KeyLeaf: Producing a high-value product using precision fermentation has been described as “only half the processing battle”. The other half of the battle is properly extracting and refining the high-value compound that’s been created by the fermentation process. Why is proper “downstream processing” crucial for producing a fermented product that properly functions in the application for which it was designed?  

Mr. Qi: Yes, fermentation process is described as the “upstream process” in the fermentation industry, which is only half the processing line. The broth obtained after fermentation process is typically a mixture of water, biomass, extracellular metabolites, residue sugars and other un-fermentable components, containing targeted valuable bio products that are either the biomass, extracellular metabolites, intracellular components or all of them. Those biological products need to be extracted and purified through a downstream process in order to obtain finished products that meet the quality specs.
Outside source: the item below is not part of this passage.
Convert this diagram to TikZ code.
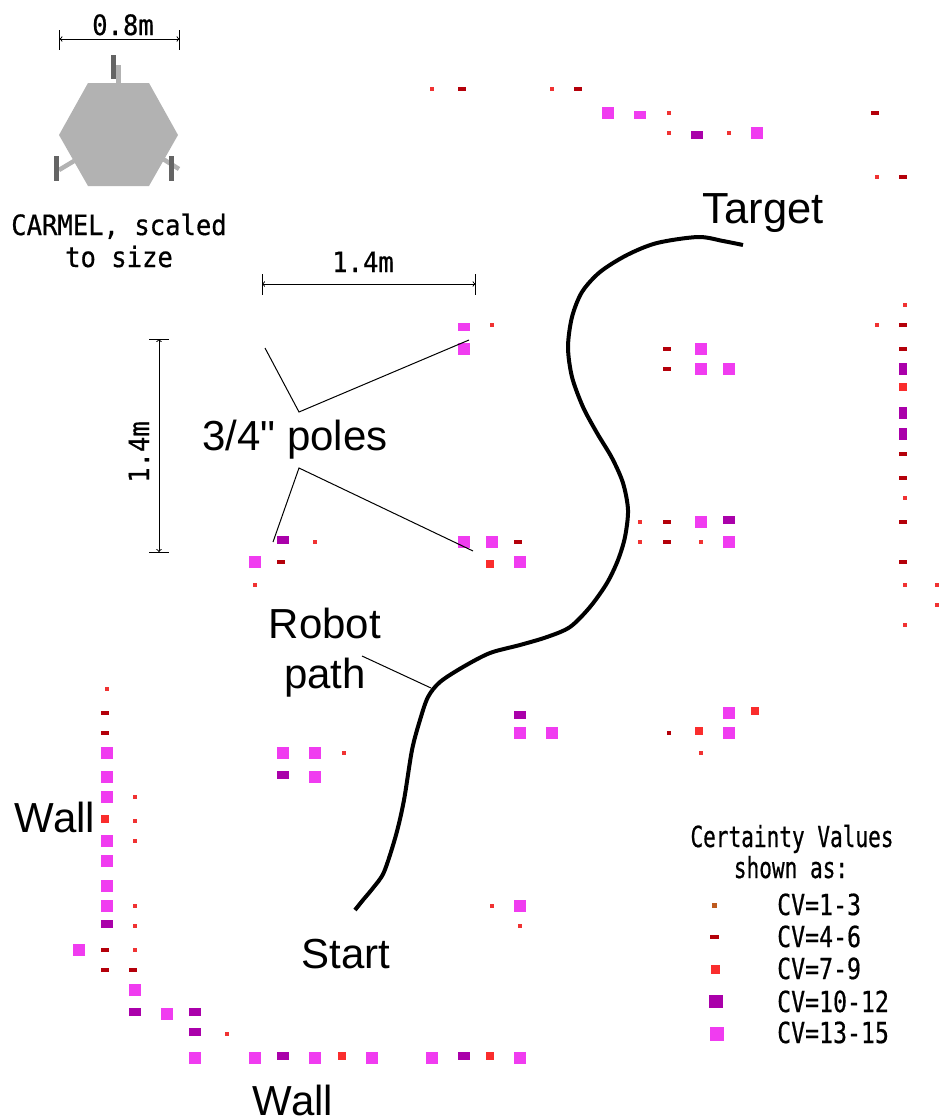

Downstream processing involves a series of unit operations of separation, extraction, purification and dehydration based on chemical and biochemical engineering technologies, as well as the physicochemical properties of the desirable bio products. Every bioproduct obtained from the fermentation process is unique; therefore, biochemical, chemical and mechanical scientists and engineers must be work together to test, design and optimize the downstream processing that is with high efficiency, cost effective, and fit for product quality for the market.  


KeyLeaf:  What impact do you predict that precision fermentation will have on these industries: Food & Beverage; Nutritional supplement; Pharmaceutical; Medical; Cosmetics; and other industries/sectors? 

Mr. Qi: I think precision fermentation will have an impact on all sectors above. However, we may expect more companies in the Food & Beverage, Nutritional supplement, and Pharmaceutical sectors start to adapt precision fermentation for new products and market.  


KeyLeaf: What impact do you envision that precision fermentation will have on the environment, short term and long term?

Mr. Qi: I agree that precision fermentation will have a long-term positive impact on the environment by reducing agriculture input, and creating sustainable food, nutrition and consumer products. It is important to realize that some new commercial fermentation plants could also create pollutants such as wastewater and greenhouse gas emissions, which must be properly treated to protect the environment in the short-term.


KeyLeaf:  Are you aware of any major food companies (like DuPont or DSM) developing fermentation-derived product lines?

Mr. Qi: Yes, I’m aware that many major food companies such as DuPont, DSM, BASF, Cargill and many others, either already have or are developing fermentation-derived product lines. For example, fermentation or biotechnology is a major platform at DSM in making different food and nutritional ingredients including omega-3 DHA, cultures, probiotics, enzymes, gums, dairy-like proteins, sweeteners.  


KeyLeaf: What other thoughts or observations do you have concerning precision fermentation?

Mr. Qi: The development and commercialization of a high value new product through precision fermentation technology can be very difficult and requires long-term commitments and high investments. I am afraid some companies or entrepreneurs who are excited about the potentials of precision fermentation might have underestimated or overlooked the challenges.